きょうの蹄音 競馬にまつわるちょっといい話

香港四番勝負

12月6日は、中尾 秀正 調教師の誕生日です。誕生日おめでとうございます!
ようこそいらっしゃいませ。

香港ではゴーデンウィークと年末の年2回、華やかな国際招待レースが挙行されますが、その本質は馬産なき競馬大国であり、競走馬のほとんどはセン馬で怪我でもない限り息長く現役生活を続け、新旧交代が起きにくい環境にあります。ところが最近は競馬人気の興隆とともに、オーストラリアやニュージーランドを中心にヨーロッパ各国から輸入する馬のレベルが高まっています。香港スプリント連覇のロードカナロアの出現は香港ホースマンの眼を日本のセレクトセールなどに向けさせる効果があったようです。こうした潮流は、今年の国際競走デーにも反映されています。各カテゴリーとも地元馬の新旧対決に加えて、高額賞金や競走馬輸出のマーケットに魅力を感じる外国勢が三つ巴の戦いを繰り広げる構造が出来上がりました。一流外国馬の存在は香港競馬のレベルを測る分かりやすい物差しであり、そのため魅力的な高額賞金や手厚い招待制度が実施されています。

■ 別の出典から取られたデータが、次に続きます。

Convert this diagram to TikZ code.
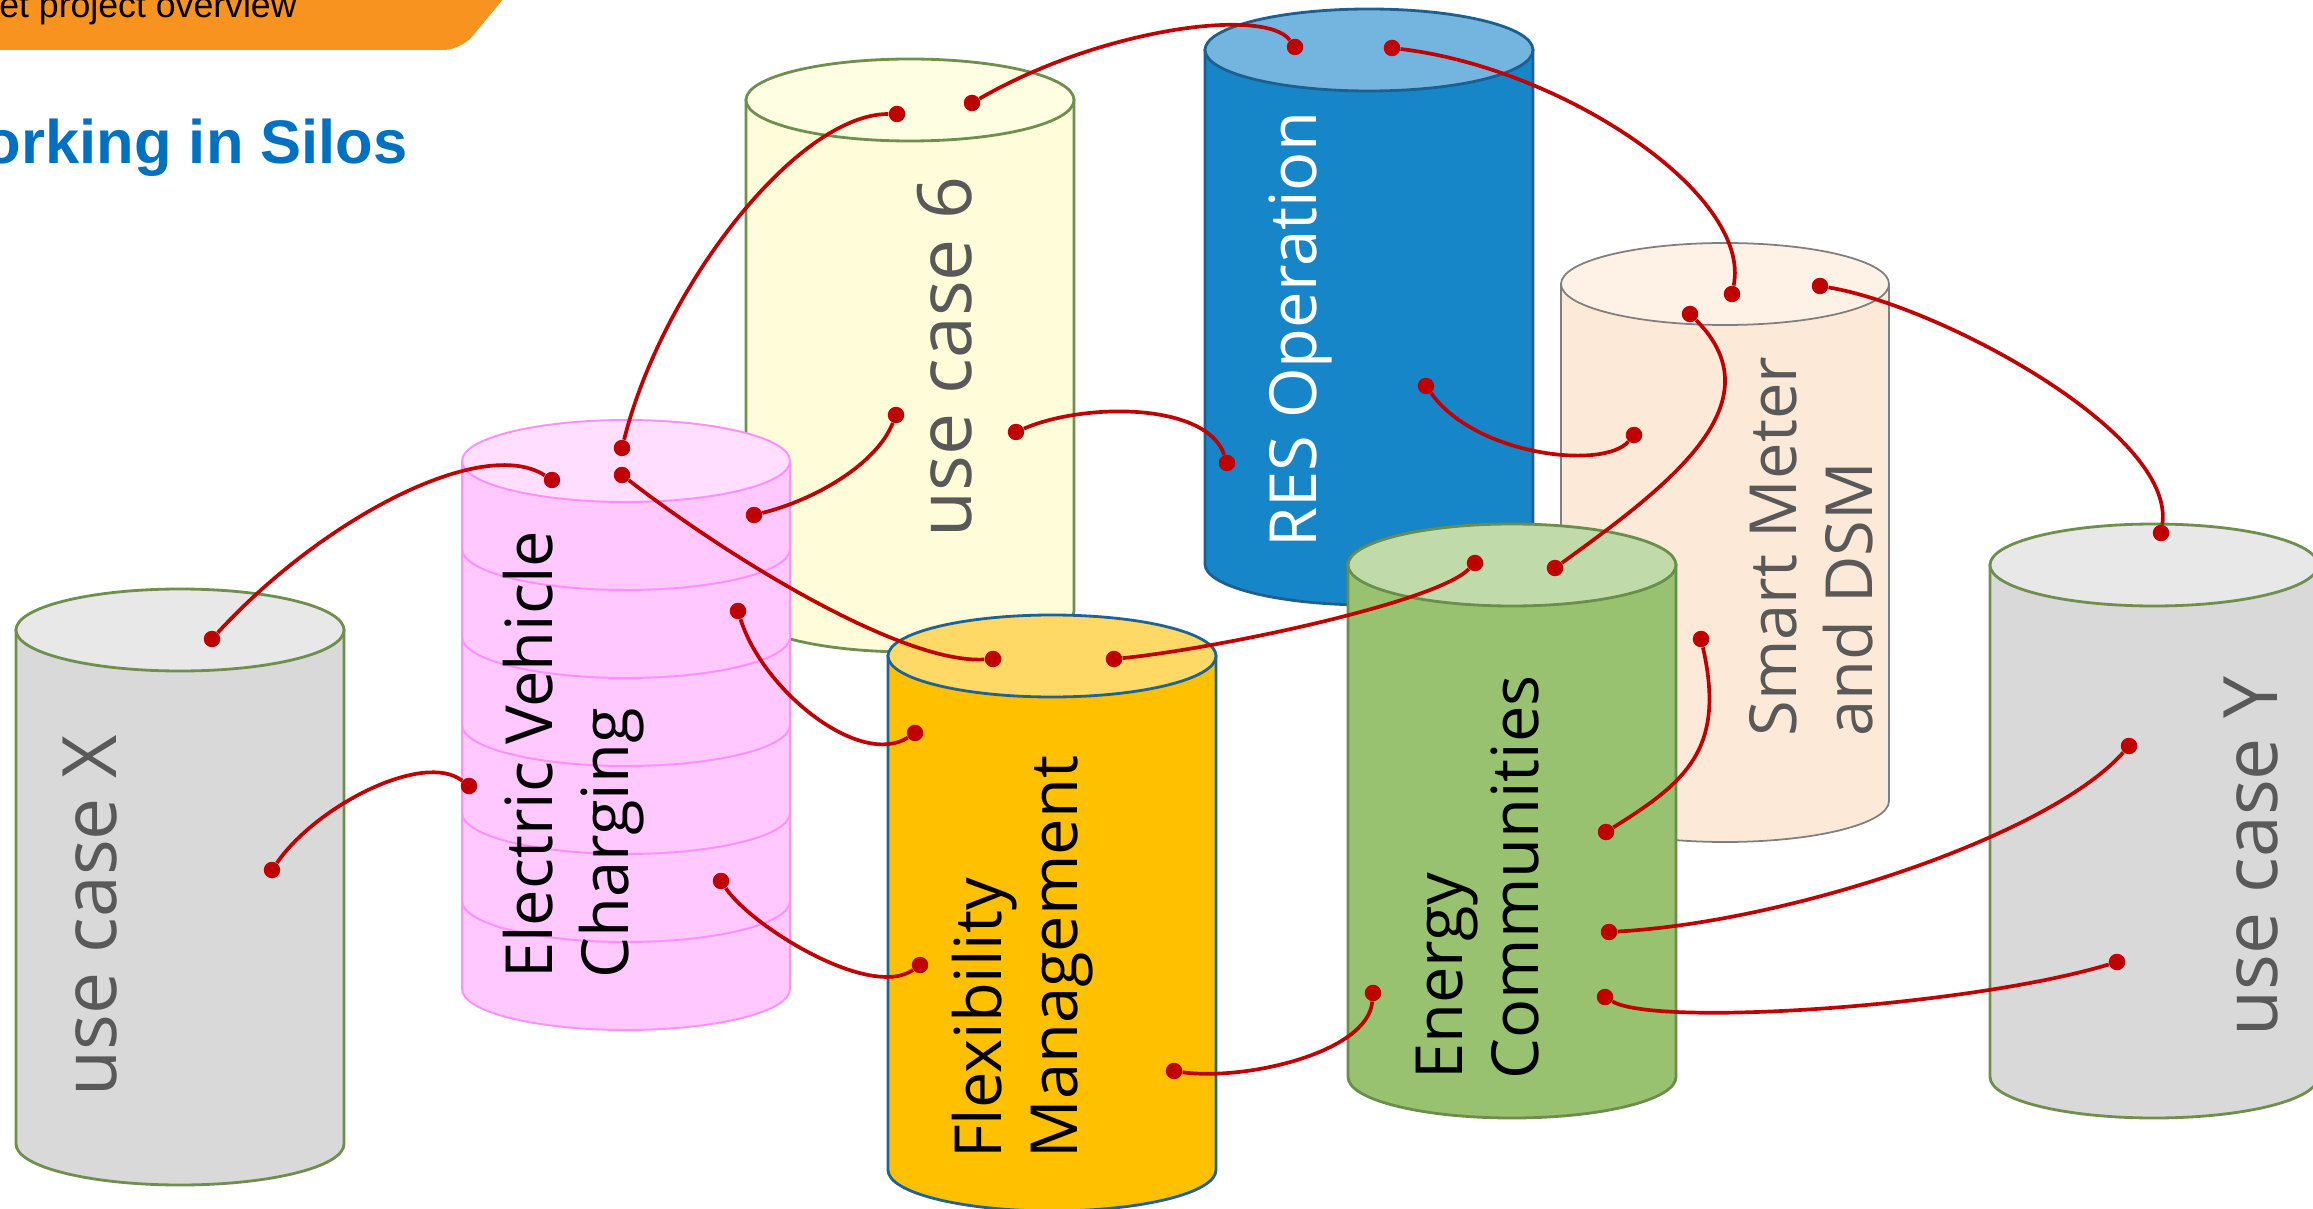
\documentclass[tikz,border=0pt]{standalone}
\usepackage{fontspec}
\setmainfont{Open Sans}
\newfontfamily\headfont{Liberation Sans}
\definecolor{linkred}{HTML}{C00000}
\definecolor{titleblue}{HTML}{0070C0}
\definecolor{bannerorange}{HTML}{F7931E}
\definecolor{labelgray}{HTML}{595959}
\definecolor{grybody}{HTML}{D9D9D9}
\definecolor{grytop}{HTML}{E8E8E8}
\definecolor{gryline}{HTML}{6F8F4F}
\definecolor{ylwbody}{HTML}{FEFCD9}
\definecolor{ylwtop}{HTML}{FEFEE3}
\definecolor{ylwline}{HTML}{6F8F4F}
\definecolor{pnkbody}{HTML}{FFC9FF}
\definecolor{pnktop}{HTML}{FFDEFF}
\definecolor{pnkline}{HTML}{FF8FFF}
\definecolor{blubody}{HTML}{1686C8}
\definecolor{blutop}{HTML}{74B5DF}
\definecolor{bluline}{HTML}{1F5F8F}
\definecolor{orgbody}{HTML}{FFC000}
\definecolor{orgtop}{HTML}{FFD966}
\definecolor{orgline}{HTML}{1F6396}
\definecolor{pchbody}{HTML}{FDE9D8}
\definecolor{pchtop}{HTML}{FEF2E7}
\definecolor{pchline}{HTML}{7F7F7F}
\definecolor{grnbody}{HTML}{98C270}
\definecolor{grntop}{HTML}{C1DAAA}
\definecolor{grnline}{HTML}{6A8E4C}
\usepackage{tikz}
% one silo: centre x, top y, bottom y, colour set, outline width
\newcommand{\silo}[5]{%
  \filldraw[fill=#4body, draw=#4line, line width=#5] (#1-164,#2) -- (#1-164,#3)
    arc[start angle=180, end angle=0, x radius=164, y radius=41] -- (#1+164,#2) -- cycle;
  \filldraw[fill=#4top, draw=#4line, line width=#5] (#1,#2) ellipse[x radius=164, y radius=41];
}

\begin{document}
\begin{tikzpicture}[x=0.02cm, y=-0.02cm,
    dot/.style={circle, fill=linkred, inner sep=0pt, minimum size=0.33cm},
    link/.style={draw=linkred, line width=2.1pt},
    usecase/.style={text=labelgray, rotate=90, anchor=west, inner sep=0pt,
      font=\fontsize{42.7}{50}\selectfont},
    silolabel/.style={rotate=90, anchor=west, inner sep=0pt, align=left,
      font=\fontsize{37}{43.3}\selectfont}]
  \useasboundingbox (0,0) rectangle (2313,1209);
  % Back row of silos
  \silo{910}{100}{611}{ylw}{1.6pt}
  \node[usecase] (uc6name) at (945,538) {use case 6};
  \silo{1369}{50}{564}{blu}{1.6pt}
  \node[silolabel, text=white] (resname) at (1300,548) {RES Operation};
  \silo{1725}{284}{801}{pch}{1pt}
  \node[silolabel, text=labelgray] (smname) at (1811,737) {Smart Meter\\and DSM};
  % Electric vehicle silo with its layers
  \silo{626}{461}{989}{pnk}{1.1pt}
  \foreach \k in {1,...,5}
    \draw[pnkline, line width=1.1pt] (462,461+88*\k)
      arc[start angle=180, end angle=0, x radius=164, y radius=41];
  \node[silolabel] (evname) at (574,979) {Electric Vehicle\\Charging};
  % Front row of silos
  \silo{1052}{656}{1170}{org}{1.6pt}
  \node[silolabel] (flxname) at (1023,1159) {Flexibility\\Management};
  \silo{1512}{565}{1077}{grn}{1.6pt}
  \node[silolabel] (ecname) at (1478,1080) {Energy\\Communities};
  \silo{180}{630}{1144}{gry}{1.6pt}
  \node[usecase] (ucxname) at (90,1097) {use case X};
  \silo{2154}{565}{1077}{gry}{1.6pt}
  \node[usecase] (ucyname) at (2251,1037) {use case Y};
  % Header
  \fill[bannerorange, rounded corners=10] (-20,-20) -- (519,-20) -- (461,50) -- (-20,50) -- cycle;
  \node[anchor=base east, inner sep=0pt, font=\headfont\fontsize{20.3}{24}\selectfont]
    (subtitle) at (297,18) {et project overview};
  \node[anchor=base east, inner sep=0pt, text=titleblue,
    font=\headfont\bfseries\fontsize{35}{42}\selectfont] (title) at (408,164) {orking in Silos};
  % Link end points
  \node[dot] (ucx1) at (212,639) {};
  \node[dot] (ucx2) at (272,870) {};
  \node[dot] (ev1) at (622,448) {};
  \node[dot] (ev2) at (622,475) {};
  \node[dot] (ev3) at (552,480) {};
  \node[dot] (ev4) at (754,515) {};
  \node[dot] (ev5) at (738,611) {};
  \node[dot] (ev6) at (469,786) {};
  \node[dot] (ev7) at (721,881) {};
  \node[dot] (uc61) at (897,114) {};
  \node[dot] (uc62) at (972,103) {};
  \node[dot] (uc63) at (896,415) {};
  \node[dot] (uc64) at (1016,432) {};
  \node[dot] (res1) at (1295,47) {};
  \node[dot] (res2) at (1392,48) {};
  \node[dot] (res3) at (1227,463) {};
  \node[dot] (res4) at (1426,386) {};
  \node[dot] (flx1) at (993,659) {};
  \node[dot] (flx2) at (1114,659) {};
  \node[dot] (flx3) at (915,733) {};
  \node[dot] (flx4) at (920,965) {};
  \node[dot] (flx5) at (1174,1071) {};
  \node[dot] (sm1) at (1732,294) {};
  \node[dot] (sm2) at (1820,286) {};
  \node[dot] (sm3) at (1690,314) {};
  \node[dot] (sm4) at (1634,435) {};
  \node[dot] (sm5) at (1701,639) {};
  \node[dot] (ec1) at (1475,563) {};
  \node[dot] (ec2) at (1555,568) {};
  \node[dot] (ec3) at (1606,832) {};
  \node[dot] (ec4) at (1609,932) {};
  \node[dot] (ec5) at (1605,997) {};
  \node[dot] (ec6) at (1373,993) {};
  \node[dot] (ucy1) at (2161,533) {};
  \node[dot] (ucy2) at (2129,746) {};
  \node[dot] (ucy3) at (2117,962) {};
  % Links between the silos
  \draw[link] (ucx1) .. controls +(110,-120) and +(-70,-45) .. (ev3);
  \draw[link] (ucx2) .. controls +(45,-65) and +(-45,-35) .. (ev6);
  \draw[link] (ev1) .. controls +(40,-160) and +(-100,0) .. (uc61);
  \draw[link] (ev2) .. controls +(110,85) and +(-90,5) .. (flx1);
  \draw[link] (uc63) .. controls +(-20,50) and +(60,-15) .. (ev4);
  \draw[link] (ev5) .. controls +(25,80) and +(-55,35) .. (flx3);
  \draw[link] (ev7) .. controls +(30,45) and +(-50,35) .. (flx4);
  \draw[link] (uc64) .. controls +(70,-30) and +(-20,-60) .. (res3);
  \draw[link] (uc62) .. controls +(130,-75) and +(-30,-40) .. (res1);
  \draw[link] (res2) .. controls +(170,20) and +(20,-100) .. (sm1);
  \draw[link] (res4) .. controls +(50,70) and +(-30,35) .. (sm4);
  \draw[link] (sm2) .. controls +(120,20) and +(15,-100) .. (ucy1);
  \draw[link] (sm3) .. controls +(90,90) and +(110,-80) .. (ec2);
  \draw[link] (sm5) .. controls +(25,110) and +(80,-50) .. (ec3);
  \draw[link] (ec1) .. controls +(-40,40) and +(100,-10) .. (flx2);
  \draw[link] (ec6) .. controls +(-5,60) and +(70,10) .. (flx5);
  \draw[link] (ec4) .. controls +(180,-10) and +(-80,90) .. (ucy2);
  \draw[link] (ec5) .. controls +(50,30) and +(-150,45) .. (ucy3);
\end{tikzpicture}
\end{document}
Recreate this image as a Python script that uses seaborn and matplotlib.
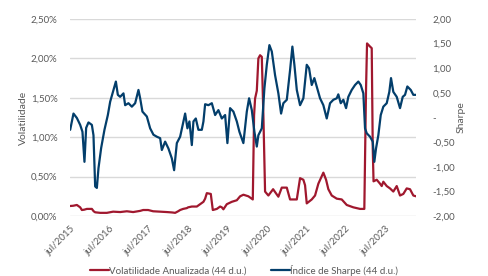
import numpy as np
import pandas as pd
import matplotlib
matplotlib.use("Agg")
import matplotlib.pyplot as plt
from matplotlib.ticker import FixedLocator, FuncFormatter
import seaborn as sns

# ---- data (decimal years) ----
sharpe_t = [2015.500, 2015.584, 2015.670, 2015.754, 2015.812, 2015.863, 2015.906, 2015.965,
            2016.051, 2016.092, 2016.135, 2016.178, 2016.219, 2016.287, 2016.371, 2016.457,
            2016.516, 2016.600, 2016.661, 2016.711, 2016.770, 2016.854, 2016.897, 2016.981,
            2017.067, 2017.151, 2017.235, 2017.278, 2017.336, 2017.448, 2017.532, 2017.616,
            2017.702, 2017.786, 2017.829, 2017.913, 2017.997, 2018.083, 2018.141, 2018.210,
            2018.294, 2018.378, 2018.421, 2018.479, 2018.530, 2018.591, 2018.632, 2018.692,
            2018.758, 2018.845, 2018.886, 2018.929, 2019.012, 2019.099, 2019.183, 2019.266,
            2019.353, 2019.437, 2019.495, 2019.563, 2019.647, 2019.734, 2019.800, 2019.901,
            2019.988, 2020.046, 2020.115, 2020.181, 2020.242, 2020.282, 2020.369, 2020.435,
            2020.496, 2020.562, 2020.623, 2020.706, 2020.790, 2020.859, 2020.917, 2021.004,
            2021.087, 2021.146, 2021.197, 2021.258, 2021.341, 2021.425, 2021.511, 2021.570,
            2021.638, 2021.704, 2021.765, 2021.849, 2021.933, 2022.019, 2022.103, 2022.187,
            2022.273, 2022.313, 2022.375, 2022.441, 2022.510, 2022.568, 2022.654, 2022.738,
            2022.822, 2022.883, 2022.949, 2022.992, 2023.035, 2023.119, 2023.188, 2023.228,
            2023.271, 2023.330, 2023.391, 2023.457, 2023.543, 2023.609, 2023.652, 2023.711,
            2023.797, 2023.881, 2023.950, 2024.008, 2024.067, 2024.153, 2024.219, 2024.287]
sharpe_v = [-0.25, 0.08, -0.01, -0.15, -0.29, -0.90, -0.21, -0.10,
            -0.15, -0.36, -1.40, -1.43, -1.03, -0.62, -0.25, 0.05,
            0.32, 0.56, 0.73, 0.46, 0.42, 0.49, 0.25, 0.29,
            0.22, 0.29, 0.56, 0.39, 0.12, 0.02, -0.22, -0.35,
            -0.39, -0.42, -0.66, -0.49, -0.63, -0.83, -1.07, -0.52,
            -0.39, -0.08, 0.08, -0.22, -0.08, -0.56, -0.08, -0.02,
            -0.25, -0.25, -0.08, 0.27, 0.25, 0.29, 0.05, 0.15,
            -0.02, 0.05, -0.52, 0.19, 0.12, -0.08, -0.29, -0.52,
            0.12, 0.39, 0.15, -0.29, -0.59, -0.36, -0.22, 0.59,
            1.07, 1.47, 1.34, 0.86, 0.49, 0.08, 0.29, 0.36,
            0.96, 1.44, 1.07, 0.56, 0.25, 0.39, 1.07, 1.00,
            0.66, 0.80, 0.63, 0.39, 0.25, -0.02, 0.29, 0.36,
            0.39, 0.47, 0.29, 0.36, 0.19, 0.42, 0.56, 0.66,
            0.73, 0.66, 0.49, -0.22, -0.32, -0.39, -0.49, -0.90,
            -0.63, -0.36, 0.05, 0.22, 0.29, 0.52, 0.80, 0.52,
            0.42, 0.19, 0.42, 0.46, 0.63, 0.56, 0.46, 0.46]

vol_t = [2015.500, 2015.576, 2015.670, 2015.754, 2015.797, 2015.856, 2015.924, 2016.051,
         2016.097, 2016.135, 2016.262, 2016.432, 2016.592, 2016.770, 2016.940, 2017.100,
         2017.278, 2017.354, 2017.481, 2017.608, 2017.786, 2017.956, 2018.090, 2018.167,
         2018.243, 2018.294, 2018.370, 2018.464, 2018.497, 2018.591, 2018.718, 2018.802,
         2018.886, 2018.929, 2018.972, 2019.073, 2019.124, 2019.226, 2019.310, 2019.353,
         2019.393, 2019.480, 2019.607, 2019.734, 2019.818, 2019.902, 2020.028, 2020.140,
         2020.173, 2020.198, 2020.242, 2020.282, 2020.325, 2020.369, 2020.409, 2020.452,
         2020.536, 2020.656, 2020.790, 2020.876, 2021.004, 2021.087, 2021.258, 2021.341,
         2021.425, 2021.468, 2021.511, 2021.638, 2021.722, 2021.806, 2021.933, 2022.002,
         2022.060, 2022.146, 2022.273, 2022.400, 2022.527, 2022.695, 2022.865, 2022.974,
         2023.017, 2023.043, 2023.119, 2023.162, 2023.188, 2023.208, 2023.289, 2023.373,
         2023.416, 2023.457, 2023.543, 2023.627, 2023.711, 2023.797, 2023.881, 2023.965,
         2024.051, 2024.135, 2024.219, 2024.287]
vol_v = [0.127, 0.13, 0.14, 0.11, 0.076, 0.08, 0.09, 0.09,
         0.06, 0.047, 0.04, 0.04, 0.055, 0.05, 0.06, 0.05,
         0.065, 0.076, 0.076, 0.06, 0.055, 0.05, 0.045, 0.04,
         0.06, 0.076, 0.09, 0.10, 0.11, 0.12, 0.12, 0.15,
         0.18, 0.22, 0.29, 0.28, 0.076, 0.09, 0.12, 0.11,
         0.085, 0.15, 0.18, 0.20, 0.25, 0.27, 0.25, 0.21,
         1.28, 1.49, 1.59, 2.00, 2.04, 2.02, 1.28, 0.31,
         0.26, 0.34, 0.245, 0.36, 0.36, 0.21, 0.21, 0.48,
         0.46, 0.39, 0.16, 0.21, 0.26, 0.41, 0.55, 0.46,
         0.34, 0.26, 0.22, 0.21, 0.14, 0.11, 0.09, 0.09,
         1.60, 2.19, 2.15, 2.13, 0.86, 0.44, 0.46, 0.41,
         0.38, 0.435, 0.38, 0.35, 0.31, 0.38, 0.26, 0.28,
         0.35, 0.34, 0.26, 0.25]

tick_years = [2015, 2016, 2017, 2018, 2019, 2020, 2021, 2022, 2023]
vol_label = "Volatilidade Anualizada (44 d.u.)"
sharpe_label = "Índice de Sharpe (44 d.u.)"

RED = "#A0182E"
BLUE = "#033E6B"
GRID = "#D9D9D9"
TXT = "#595959"


def to_dt(years):
    years = np.asarray(years, dtype=float)
    base = pd.Timestamp("2015-01-01")
    return base + pd.to_timedelta((years - 2015.0) * 365.25, unit="D")


df_vol = pd.DataFrame({"date": to_dt(vol_t), "vol": vol_v})
df_sh = pd.DataFrame({"date": to_dt(sharpe_t), "sharpe": sharpe_v})

sns.set_style("white")
plt.rcParams["font.family"] = ["Lato", "DejaVu Sans"]

fig = plt.figure(figsize=(4.88, 2.76), dpi=100)
ax = fig.add_axes([70 / 488, 1 - 216 / 276, (416 - 70) / 488, (216 - 19) / 276])
ax2 = ax.twinx()

sns.lineplot(data=df_vol, x="date", y="vol", ax=ax, color=RED, lw=1.6, label=vol_label, legend=False)
sns.lineplot(data=df_sh, x="date", y="sharpe", ax=ax2, color=BLUE, lw=1.6, label=sharpe_label, legend=False)

ax.set_ylim(0, 2.5)
ax2.set_ylim(-2, 2)
ax.set_xlim(df_vol["date"].min(), df_vol["date"].max())

ax.yaxis.set_major_locator(FixedLocator([0, 0.5, 1.0, 1.5, 2.0, 2.5]))
ax.yaxis.set_major_formatter(FuncFormatter(lambda v, p: f"{v:.2f}%".replace(".", ",")))
ax2.yaxis.set_major_locator(FixedLocator(np.arange(-2, 2.01, 0.5)))


def sh_fmt(v, p):
    if abs(v) < 1e-9:
        return "-"
    return f"{v:.2f}".replace(".", ",")


ax2.yaxis.set_major_formatter(FuncFormatter(sh_fmt))

ticks = [pd.Timestamp(f"{y}-07-01") for y in tick_years]
ax.set_xticks(ticks)
ax.set_xticklabels([f"jul/{y}" for y in tick_years], rotation=45, ha="right",
                   rotation_mode="anchor", fontsize=7, color=TXT)

ax.grid(axis="y", color=GRID, lw=1)
ax.set_axisbelow(True)
for a in (ax, ax2):
    for s in a.spines.values():
        s.set_visible(False)
ax.tick_params(axis="x", length=3, width=0.8, color=GRID, pad=3)
ax.tick_params(axis="y", length=0, pad=9, labelsize=7, labelcolor=TXT)
ax2.tick_params(axis="y", length=0, pad=12, labelsize=7, labelcolor=TXT)
for lbl in ax2.get_yticklabels():
    lbl.set_horizontalalignment("left")

ax.set_xlabel("")
ax.set_ylabel("Volatilidade", fontsize=7.5, color=TXT, labelpad=2)
ax2.set_ylabel("Sharpe", fontsize=7.5, color=TXT, labelpad=1)

h1, l1 = ax.get_legend_handles_labels()
h2, l2 = ax2.get_legend_handles_labels()
fig.legend(h1 + h2, l1 + l2, loc="center", bbox_to_anchor=(0.5, 1 - 270 / 276), ncol=2,
           frameon=False, fontsize=7, labelcolor=TXT, handlelength=2.0, handletextpad=0.0,
           columnspacing=2.5)

fig.savefig("out.png", dpi=100)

各レースを発走順に眺めて行くと、最初の香港ヴァーズ2400mは地元の王者エグザルタントが今年の英ダービー馬アンソニーヴァンダイク、イギリスから直行したディアドラなど層の厚い3頭の日本馬を迎え撃つ一番。他にも一発を狙うヨーロッパ勢も多士済々で、メンバーの濃さは近年でも屈指、馬券的にも面白い一戦になりそうです。
次の香港スプリント1200mは、スプリント王国のプライドをかけて強力な地元馬が揃いました。注目は史上初の3連覇でロードカナロア越えを狙うミスタースタニングに挑戦する新星エセロです。前走のトライアルでは後続に影も踏ませない圧逃劇でファンを驚かせました。香港入り以来、出遅れて3着に負けた以外は6戦5勝と破竹の勢いです。他にも悪くても3着という超堅実派ビートザクロック、長い闘病から復活したホットキングプローンなど地元馬の堅陣は分厚いですね。外国馬はオーストラリアのG1馬インハータイム、シャティンの馬場適性がありそうな日本馬ダノンスマッシュの2頭、未知の魅力でダノンの一発に期待する手もありそうです。

3番目の香港マイル1600mは、マイルではレーティング世界一のビューティージェネレーションが登場します。トライアルシリーズでは酷量に泣いて不覚を取りましたが、ライバルと同条件で走れるG1なら話は別。世界のマイル王の実力を見せつけてくれそうです。トライアルで2度もビューティーに先着しているワイククが最大の惑星ですが、インディチャンプを総大将とする日本勢の層の厚さもさすがで日香対決は見ものです。
オオトリの香港カップ2000mは、同日に施行される4つのG1でも最高賞金を誇る格の高いレースですが、出走予定だったアーモンドアイに恐れをなして有力馬がヴァーズやマイルに回ったため、少し手薄なメンバーになりました。昨年と一昨年の覇者グロリアスフォーエヴァーとタイムワープ全兄弟のディフェンディングチャンピオンは健在ですが、ファンの気分は新興勢力に期待を寄せています。フローレは香港4歳三冠シリーズでダービーとクラシックCを制した二冠馬。成長盛りでもあり、それも加味して1番人気に推されています。ライズハイは香港の顔として世界に名を売るビューティージェネレーションをトライアルで倒した上がり馬。しかしこれなら、オーストラリアで悲願のG1制覇を成し遂げたエイダン・オブライエン厩舎の隠れた実力馬マジックワンドや、4月のG1クイーンエリザベス2世Sを鮮やかな末脚でレコード勝ちしたウインブライトも争覇圏内でしょうね。ウインブライトはここを勝てば種牡馬への道が開ける可能性もあり、父ステイゴールドのラストランの舞台となったシャティンで乾坤一擲の走りを披露して欲しいものです。